Despite the decimation of senior clubs in the Dunbartonshire are in the professional era, Union decided to turn senior for the 1895–96 season. Its first tie in the Scottish Qualifying Cup was a 4–3 defeat at Clackmannan, having had a two-goal lead and surviving a missed penalty; the Union protested on the basis that referee Hutton had not stopped the Wee County's players from taking running throw-ins, but as Hutton wired the Scottish Football Association that nobody had raised a protest with him at the time, the Union's protest was dismissed.

The club beat an under-strength Clydebank United 3–1 in the quarter-final of the Dunbartonshire Cup, and a 2–0 defeat to Renton in the semi-final was not a disgrace. However its last entry into the Qualifying Cup in 1896–97 demonstrated the club's true position. On the face of it, a 4–4 draw with Duntocher Harp in the first round seemed to be a step forwards, but Harp only played with 9 men all match. With a full complement the Harp won 6–0. The club shortly afterwards changed its name to Helensburgh, and by November Helensburgh Ardencaple, which led to some confusion that the club was the same as the Ardencaple club - or that the club was seeking a way to avoid debts, as it had been suspended for not paying off a guarantee to the Cameronians club.

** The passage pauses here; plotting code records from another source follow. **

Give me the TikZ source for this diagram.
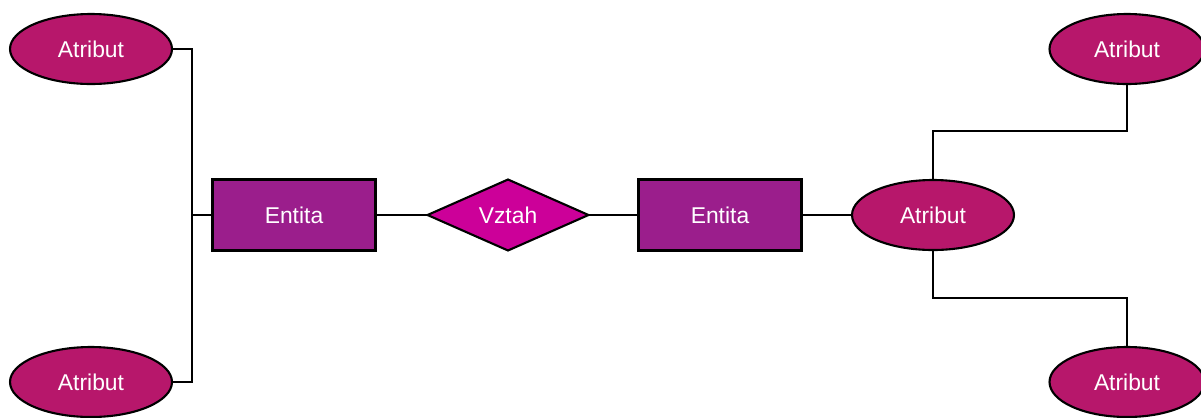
\documentclass[tikz,border=0pt]{standalone}
\usepackage{fontspec}
\setmainfont{Liberation Sans}
\usetikzlibrary{shapes}
\usetikzlibrary{positioning}
\definecolor{attrcol}{RGB}{183,23,107}
\definecolor{entcol}{RGB}{155,30,140}
\definecolor{relcol}{RGB}{204,0,153}
\tikzset{every node/.style={inner sep=0pt, outer sep=0pt, font=\fontsize{13}{15}\selectfont, text=white}}
\tikzset{attrnode/.style={ellipse,draw=black,line width=1.2pt,fill=attrcol,minimum width=3.24cm,minimum height=1.4cm}}
\tikzset{entnode/.style={rectangle,draw=black,line width=1.2pt,fill=entcol,minimum width=3.26cm,minimum height=1.42cm}}
\tikzset{relnode/.style={diamond,draw=black,line width=1.2pt,fill=relcol,aspect=2.27,minimum width=3.22cm,minimum height=1.42cm}}

\begin{document}
\begin{tikzpicture}[x=0.02cm,y=-0.02cm,line width=1.1pt]

    \useasboundingbox (0,0) rectangle (1201,417);

    \node[attrnode] (AttrTL) at (91,49) {Atribut};
    \node[attrnode] (AttrBL) at (91,382) {Atribut};
    \node[entnode] (EntLeft) at (294,215) {Entita};
    \node[relnode] (Rel) at (508,215) {Vztah};
    \node[entnode] (EntRight) at (720,215) {Entita};
    \node[attrnode] (AttrMid) at (933,215) {Atribut};
    \node[attrnode,minimum width=3.1cm] (AttrTR) at (1127,49) {Atribut};
    \node[attrnode,minimum width=3.1cm] (AttrBR) at (1127,382) {Atribut};

    \coordinate (LeftBus) at (192,215);
    \coordinate (UpBend) at (933,131);
    \coordinate (DownBend) at (933,298);

    \draw (AttrTL.east) -| (LeftBus) |- (AttrBL.east);
    \draw (LeftBus) -- (EntLeft.west);
    \draw (EntLeft.east) -- (Rel.west);
    \draw (Rel.east) -- (EntRight.west);
    \draw (EntRight.east) -- (AttrMid.west);
    \draw (AttrMid.north) -- (UpBend) -| (AttrTR.south);
    \draw (AttrMid.south) -- (DownBend) -| (AttrBR.north);

\end{tikzpicture}
\end{document}
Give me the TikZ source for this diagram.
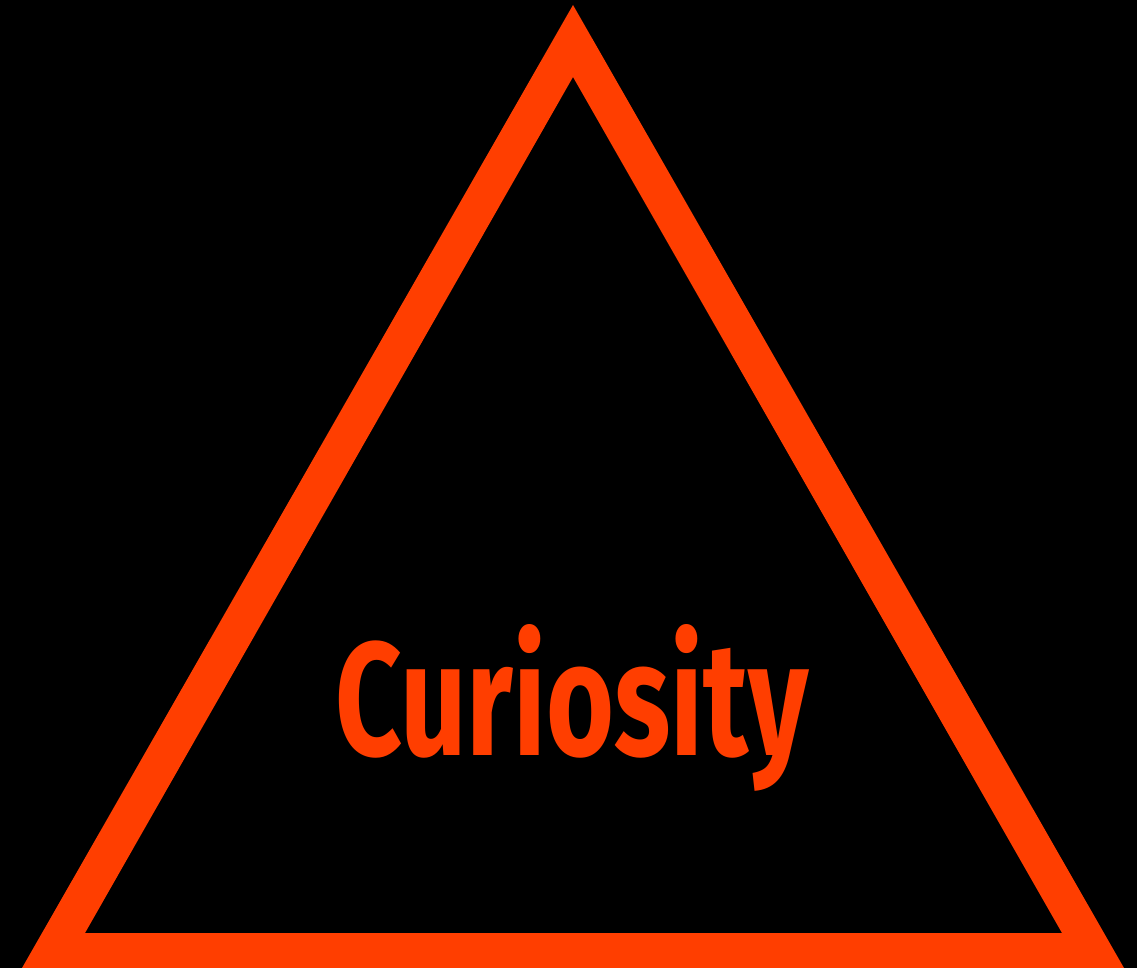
\documentclass[tikz,border=0pt]{standalone}
\usepackage{fontspec}
\setmainfont{Fira Sans}
\usepackage{graphicx}
\definecolor{curorange}{RGB}{255,62,0}
\tikzset{
  tri/.style={fill=curorange, even odd rule},
  label/.style={text=curorange, inner sep=0pt, outer sep=0pt, anchor=base west}
}
\begin{document}
\begin{tikzpicture}[x=1pt,y=-1pt]
\fill[black] (0,0) rectangle (1137,968);
\useasboundingbox (0,0) rectangle (1137,968);
\fill[tri] (573,5) -- (1124,968) -- (22,968) -- cycle
           (573,77) -- (1062,933) -- (85,933) -- cycle;
\node[label] (word) at (335,755) {\resizebox{473pt}{131pt}{\bfseries Curiosity}};
\end{tikzpicture}
\end{document}
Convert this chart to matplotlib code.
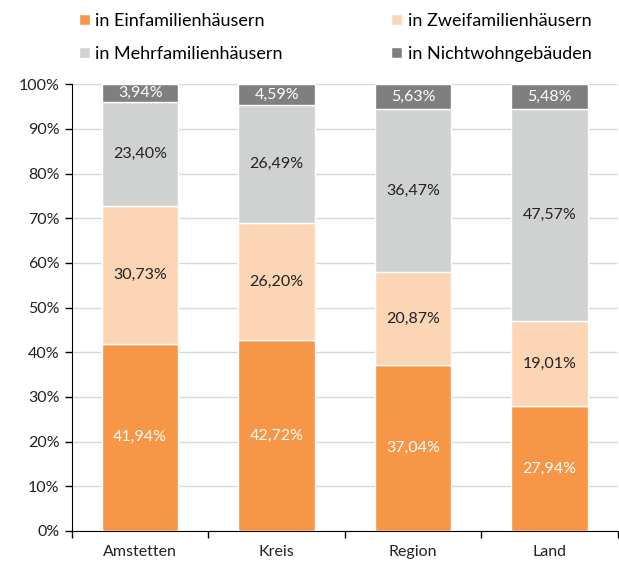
import numpy as np
import matplotlib
matplotlib.use("Agg")
import matplotlib.pyplot as plt

plt.rcParams['font.family'] = ['Lato', 'DejaVu Sans']

categories = ['Amstetten', 'Kreis', 'Region', 'Land']
series_names = ['in Einfamilienhäusern', 'in Zweifamilienhäusern',
                'in Mehrfamilienhäusern', 'in Nichtwohngebäuden']
einfam = [41.94, 42.72, 37.04, 27.94]
zweifam = [30.73, 26.20, 20.87, 19.01]
mehrfam = [23.40, 26.49, 36.47, 47.57]
nichtwohn = [3.94, 4.59, 5.63, 5.48]

colors = ['#F79646', '#FCD5B4', '#D0D2D1', '#7F7F7F']
text_colors = ['white', '#222222', '#222222', 'white']

fig = plt.figure(figsize=(6.19, 5.61), dpi=100)
ax = fig.add_axes([0.1163, 0.0535, 0.8817, 0.7965])

x = np.arange(len(categories))
bottom = np.zeros(len(categories))
handles = []
for vals, name, col, tcol in zip([einfam, zweifam, mehrfam, nichtwohn],
                                 series_names, colors, text_colors):
    vals = np.array(vals)
    b = ax.bar(x, vals, 0.56, bottom=bottom, color=col, edgecolor='white',
               linewidth=1, label=name, zorder=3)
    handles.append(b)
    for xi, v, bt in zip(x, vals, bottom):
        ax.text(xi, bt + v / 2, f'{v:.2f}%'.replace('.', ','), ha='center',
                va='center', color=tcol, fontsize=11.5, zorder=4)
    bottom += vals

ax.set_xlim(-0.5, 3.5)
ax.set_ylim(0, 100)
ax.set_yticks(np.arange(0, 101, 10))
ax.set_yticklabels([f'{v}%' for v in range(0, 101, 10)], fontsize=11.5, color='#222222')
ax.set_xticks(x)
ax.set_xticklabels(categories, fontsize=11.5, color='#222222')
ax.set_xticks(np.arange(-0.5, 4, 1), minor=True)
ax.tick_params(axis='x', which='major', length=0, pad=10)
ax.tick_params(axis='x', which='minor', length=5, width=1)
ax.tick_params(axis='y', length=5, width=1, pad=4)
ax.yaxis.grid(True, color='#D9D9D9', linewidth=1, zorder=0)
ax.spines['top'].set_visible(False)
ax.spines['right'].set_visible(False)

order = [0, 2, 1, 3]
fig.legend([handles[i] for i in order], [series_names[i] for i in order],
           ncol=2, loc='upper left', bbox_to_anchor=(0.128, 0.977),
           frameon=False, fontsize=13, handlelength=0.6, handleheight=0.6,
           handletextpad=0.3, columnspacing=6.0, labelspacing=0.95,
           borderpad=0, borderaxespad=0)

fig.savefig('out.png', dpi=100)
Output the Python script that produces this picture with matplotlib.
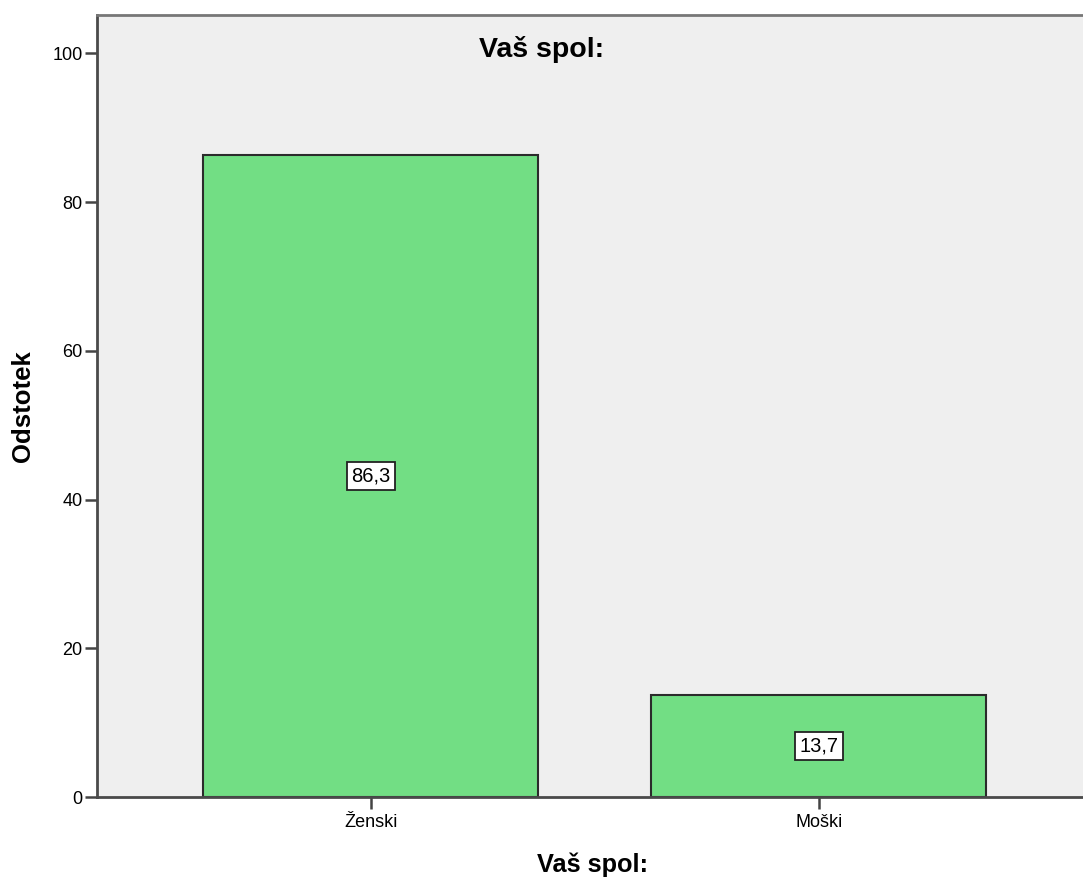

The club however could not compete at senior level, and was struck from the Scottish FA roll in August 1897, reverting to junior status until being forced to "lie off" in 1899.

==Colours==

The club wore light blue shirts and white knickers.

==Ground==

The club played at Ardencaple Park, described as shaped like a lane for its narrowness. It later hosted Scottish League football as the home of a later Helensburgh F.C.